[START OF Given data]

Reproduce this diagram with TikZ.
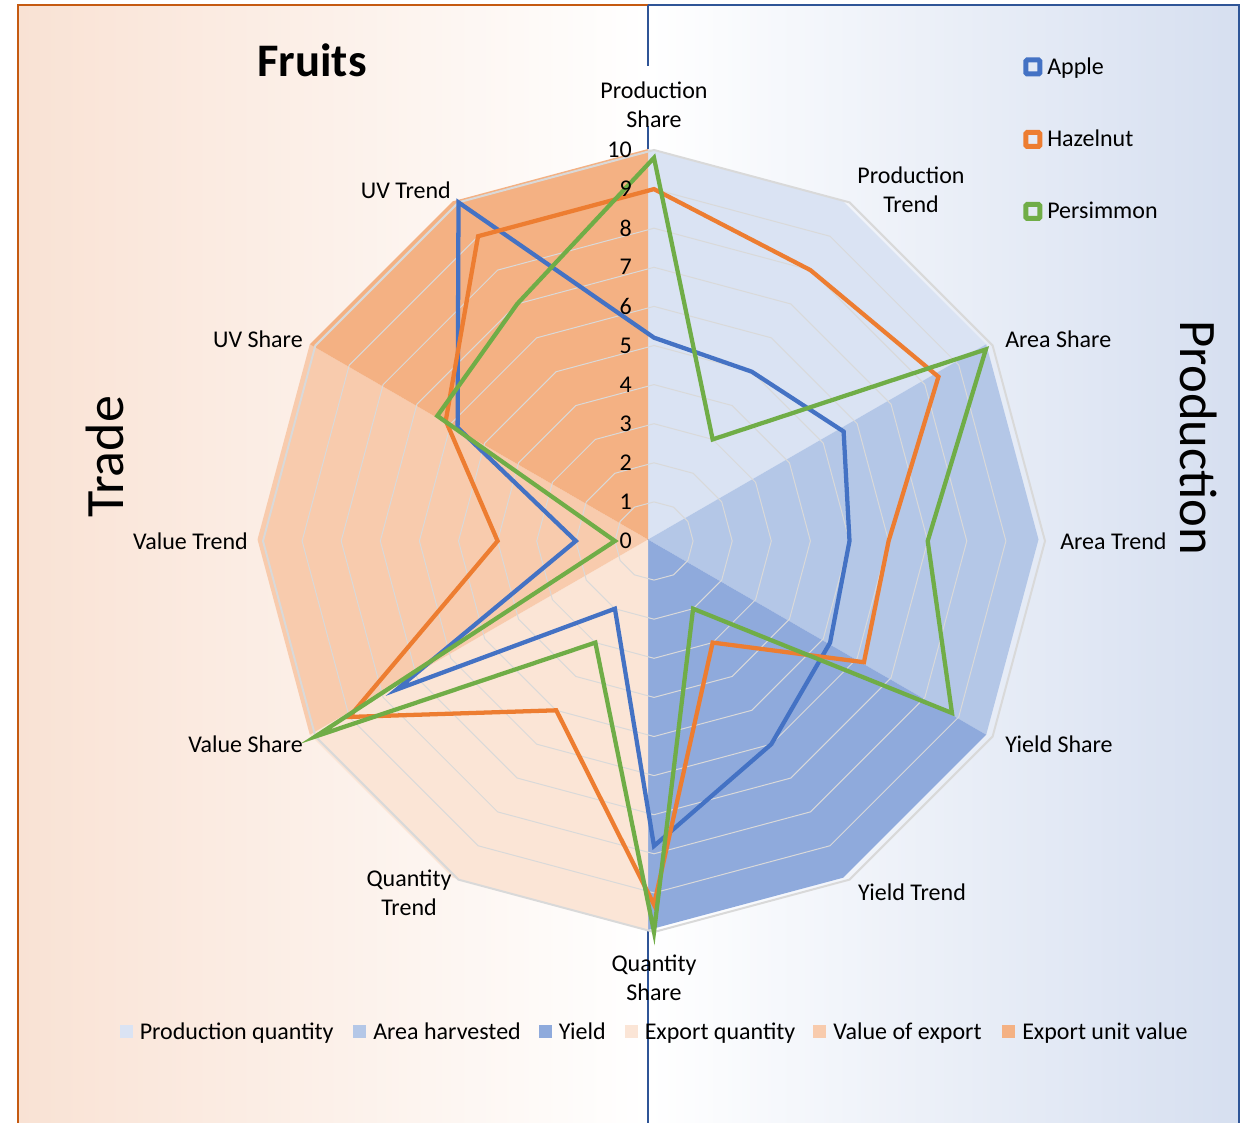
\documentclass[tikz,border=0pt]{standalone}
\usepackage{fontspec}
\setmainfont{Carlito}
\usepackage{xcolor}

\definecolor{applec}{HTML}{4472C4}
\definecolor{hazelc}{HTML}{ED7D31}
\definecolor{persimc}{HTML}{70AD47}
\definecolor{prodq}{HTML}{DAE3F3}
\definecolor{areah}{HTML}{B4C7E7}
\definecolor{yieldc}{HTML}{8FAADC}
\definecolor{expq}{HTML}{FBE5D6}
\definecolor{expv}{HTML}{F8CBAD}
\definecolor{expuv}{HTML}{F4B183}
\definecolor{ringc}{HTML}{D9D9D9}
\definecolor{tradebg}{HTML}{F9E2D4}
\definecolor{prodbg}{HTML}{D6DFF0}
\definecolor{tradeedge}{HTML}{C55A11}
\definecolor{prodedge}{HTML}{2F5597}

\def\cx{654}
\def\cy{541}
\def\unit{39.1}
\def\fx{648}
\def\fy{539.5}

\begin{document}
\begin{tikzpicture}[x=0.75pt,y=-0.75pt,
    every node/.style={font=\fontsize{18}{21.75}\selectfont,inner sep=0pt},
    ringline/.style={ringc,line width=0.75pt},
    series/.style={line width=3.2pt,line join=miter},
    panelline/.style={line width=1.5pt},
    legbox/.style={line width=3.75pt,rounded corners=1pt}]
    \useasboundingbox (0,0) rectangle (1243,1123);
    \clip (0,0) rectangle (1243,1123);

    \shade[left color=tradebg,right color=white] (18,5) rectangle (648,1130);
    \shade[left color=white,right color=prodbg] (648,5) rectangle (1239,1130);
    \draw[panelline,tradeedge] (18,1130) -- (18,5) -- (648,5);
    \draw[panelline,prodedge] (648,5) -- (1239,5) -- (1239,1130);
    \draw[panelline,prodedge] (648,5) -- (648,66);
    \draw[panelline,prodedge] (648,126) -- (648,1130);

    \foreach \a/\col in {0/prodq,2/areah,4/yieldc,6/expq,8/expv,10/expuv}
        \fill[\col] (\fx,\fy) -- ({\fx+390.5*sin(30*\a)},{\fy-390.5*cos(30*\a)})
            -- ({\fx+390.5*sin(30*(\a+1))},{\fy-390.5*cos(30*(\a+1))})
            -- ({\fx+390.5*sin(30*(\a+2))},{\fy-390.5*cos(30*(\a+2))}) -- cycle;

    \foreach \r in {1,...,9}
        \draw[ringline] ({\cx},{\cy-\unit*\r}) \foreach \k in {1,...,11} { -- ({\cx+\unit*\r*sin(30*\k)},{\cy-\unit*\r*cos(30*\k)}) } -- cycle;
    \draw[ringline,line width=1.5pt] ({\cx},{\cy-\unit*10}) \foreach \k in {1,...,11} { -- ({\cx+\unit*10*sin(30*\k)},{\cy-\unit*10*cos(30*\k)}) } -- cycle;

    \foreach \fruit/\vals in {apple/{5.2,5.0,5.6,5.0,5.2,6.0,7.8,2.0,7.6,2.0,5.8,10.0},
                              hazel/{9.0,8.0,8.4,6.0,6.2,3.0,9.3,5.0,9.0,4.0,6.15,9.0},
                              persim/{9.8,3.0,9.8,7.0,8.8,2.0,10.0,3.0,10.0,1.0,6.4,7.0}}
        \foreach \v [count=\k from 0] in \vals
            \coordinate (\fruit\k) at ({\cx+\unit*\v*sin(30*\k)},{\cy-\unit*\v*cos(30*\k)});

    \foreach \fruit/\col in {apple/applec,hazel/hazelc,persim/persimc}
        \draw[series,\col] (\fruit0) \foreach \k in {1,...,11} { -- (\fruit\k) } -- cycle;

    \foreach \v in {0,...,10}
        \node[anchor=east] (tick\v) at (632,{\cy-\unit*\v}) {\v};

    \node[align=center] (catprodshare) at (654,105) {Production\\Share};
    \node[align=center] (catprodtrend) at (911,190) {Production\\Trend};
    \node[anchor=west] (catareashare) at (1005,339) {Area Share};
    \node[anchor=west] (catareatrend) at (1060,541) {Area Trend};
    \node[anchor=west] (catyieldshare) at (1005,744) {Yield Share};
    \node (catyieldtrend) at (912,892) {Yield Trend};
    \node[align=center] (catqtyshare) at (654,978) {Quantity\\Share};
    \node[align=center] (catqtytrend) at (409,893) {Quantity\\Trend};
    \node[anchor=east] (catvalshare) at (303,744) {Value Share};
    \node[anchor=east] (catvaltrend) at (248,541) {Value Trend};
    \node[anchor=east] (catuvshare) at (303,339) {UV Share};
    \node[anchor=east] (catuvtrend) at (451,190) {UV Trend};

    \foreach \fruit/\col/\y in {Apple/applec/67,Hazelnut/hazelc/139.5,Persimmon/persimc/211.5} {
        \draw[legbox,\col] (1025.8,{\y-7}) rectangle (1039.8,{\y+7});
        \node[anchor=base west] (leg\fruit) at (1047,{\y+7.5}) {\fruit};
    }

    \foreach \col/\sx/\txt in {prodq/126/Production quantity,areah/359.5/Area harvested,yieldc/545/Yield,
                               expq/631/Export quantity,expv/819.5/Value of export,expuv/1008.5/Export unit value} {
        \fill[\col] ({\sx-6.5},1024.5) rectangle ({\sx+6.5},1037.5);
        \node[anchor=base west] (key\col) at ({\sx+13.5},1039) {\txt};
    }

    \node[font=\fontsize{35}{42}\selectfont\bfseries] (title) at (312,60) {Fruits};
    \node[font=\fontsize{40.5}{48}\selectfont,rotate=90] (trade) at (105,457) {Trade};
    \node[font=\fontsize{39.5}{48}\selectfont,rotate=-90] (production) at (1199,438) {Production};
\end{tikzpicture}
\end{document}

[END OF Given data]

§ Aim:
Word for word, quote the lines above. Omit the pictures.

§ Final result:
Reproduce this diagram with TikZ.
\documentclass[tikz,border=0pt]{standalone}
\usepackage{fontspec}
\setmainfont{Carlito}
\usepackage{xcolor}

\definecolor{applec}{HTML}{4472C4}
\definecolor{hazelc}{HTML}{ED7D31}
\definecolor{persimc}{HTML}{70AD47}
\definecolor{prodq}{HTML}{DAE3F3}
\definecolor{areah}{HTML}{B4C7E7}
\definecolor{yieldc}{HTML}{8FAADC}
\definecolor{expq}{HTML}{FBE5D6}
\definecolor{expv}{HTML}{F8CBAD}
\definecolor{expuv}{HTML}{F4B183}
\definecolor{ringc}{HTML}{D9D9D9}
\definecolor{tradebg}{HTML}{F9E2D4}
\definecolor{prodbg}{HTML}{D6DFF0}
\definecolor{tradeedge}{HTML}{C55A11}
\definecolor{prodedge}{HTML}{2F5597}

\def\cx{654}
\def\cy{541}
\def\unit{39.1}
\def\fx{648}
\def\fy{539.5}

\begin{document}
\begin{tikzpicture}[x=0.75pt,y=-0.75pt,
    every node/.style={font=\fontsize{18}{21.75}\selectfont,inner sep=0pt},
    ringline/.style={ringc,line width=0.75pt},
    series/.style={line width=3.2pt,line join=miter},
    panelline/.style={line width=1.5pt},
    legbox/.style={line width=3.75pt,rounded corners=1pt}]
    \useasboundingbox (0,0) rectangle (1243,1123);
    \clip (0,0) rectangle (1243,1123);

    \shade[left color=tradebg,right color=white] (18,5) rectangle (648,1130);
    \shade[left color=white,right color=prodbg] (648,5) rectangle (1239,1130);
    \draw[panelline,tradeedge] (18,1130) -- (18,5) -- (648,5);
    \draw[panelline,prodedge] (648,5) -- (1239,5) -- (1239,1130);
    \draw[panelline,prodedge] (648,5) -- (648,66);
    \draw[panelline,prodedge] (648,126) -- (648,1130);

    \foreach \a/\col in {0/prodq,2/areah,4/yieldc,6/expq,8/expv,10/expuv}
        \fill[\col] (\fx,\fy) -- ({\fx+390.5*sin(30*\a)},{\fy-390.5*cos(30*\a)})
            -- ({\fx+390.5*sin(30*(\a+1))},{\fy-390.5*cos(30*(\a+1))})
            -- ({\fx+390.5*sin(30*(\a+2))},{\fy-390.5*cos(30*(\a+2))}) -- cycle;

    \foreach \r in {1,...,9}
        \draw[ringline] ({\cx},{\cy-\unit*\r}) \foreach \k in {1,...,11} { -- ({\cx+\unit*\r*sin(30*\k)},{\cy-\unit*\r*cos(30*\k)}) } -- cycle;
    \draw[ringline,line width=1.5pt] ({\cx},{\cy-\unit*10}) \foreach \k in {1,...,11} { -- ({\cx+\unit*10*sin(30*\k)},{\cy-\unit*10*cos(30*\k)}) } -- cycle;

    \foreach \fruit/\vals in {apple/{5.2,5.0,5.6,5.0,5.2,6.0,7.8,2.0,7.6,2.0,5.8,10.0},
                              hazel/{9.0,8.0,8.4,6.0,6.2,3.0,9.3,5.0,9.0,4.0,6.15,9.0},
                              persim/{9.8,3.0,9.8,7.0,8.8,2.0,10.0,3.0,10.0,1.0,6.4,7.0}}
        \foreach \v [count=\k from 0] in \vals
            \coordinate (\fruit\k) at ({\cx+\unit*\v*sin(30*\k)},{\cy-\unit*\v*cos(30*\k)});

    \foreach \fruit/\col in {apple/applec,hazel/hazelc,persim/persimc}
        \draw[series,\col] (\fruit0) \foreach \k in {1,...,11} { -- (\fruit\k) } -- cycle;

    \foreach \v in {0,...,10}
        \node[anchor=east] (tick\v) at (632,{\cy-\unit*\v}) {\v};

    \node[align=center] (catprodshare) at (654,105) {Production\\Share};
    \node[align=center] (catprodtrend) at (911,190) {Production\\Trend};
    \node[anchor=west] (catareashare) at (1005,339) {Area Share};
    \node[anchor=west] (catareatrend) at (1060,541) {Area Trend};
    \node[anchor=west] (catyieldshare) at (1005,744) {Yield Share};
    \node (catyieldtrend) at (912,892) {Yield Trend};
    \node[align=center] (catqtyshare) at (654,978) {Quantity\\Share};
    \node[align=center] (catqtytrend) at (409,893) {Quantity\\Trend};
    \node[anchor=east] (catvalshare) at (303,744) {Value Share};
    \node[anchor=east] (catvaltrend) at (248,541) {Value Trend};
    \node[anchor=east] (catuvshare) at (303,339) {UV Share};
    \node[anchor=east] (catuvtrend) at (451,190) {UV Trend};

    \foreach \fruit/\col/\y in {Apple/applec/67,Hazelnut/hazelc/139.5,Persimmon/persimc/211.5} {
        \draw[legbox,\col] (1025.8,{\y-7}) rectangle (1039.8,{\y+7});
        \node[anchor=base west] (leg\fruit) at (1047,{\y+7.5}) {\fruit};
    }

    \foreach \col/\sx/\txt in {prodq/126/Production quantity,areah/359.5/Area harvested,yieldc/545/Yield,
                               expq/631/Export quantity,expv/819.5/Value of export,expuv/1008.5/Export unit value} {
        \fill[\col] ({\sx-6.5},1024.5) rectangle ({\sx+6.5},1037.5);
        \node[anchor=base west] (key\col) at ({\sx+13.5},1039) {\txt};
    }

    \node[font=\fontsize{35}{42}\selectfont\bfseries] (title) at (312,60) {Fruits};
    \node[font=\fontsize{40.5}{48}\selectfont,rotate=90] (trade) at (105,457) {Trade};
    \node[font=\fontsize{39.5}{48}\selectfont,rotate=-90] (production) at (1199,438) {Production};
\end{tikzpicture}
\end{document}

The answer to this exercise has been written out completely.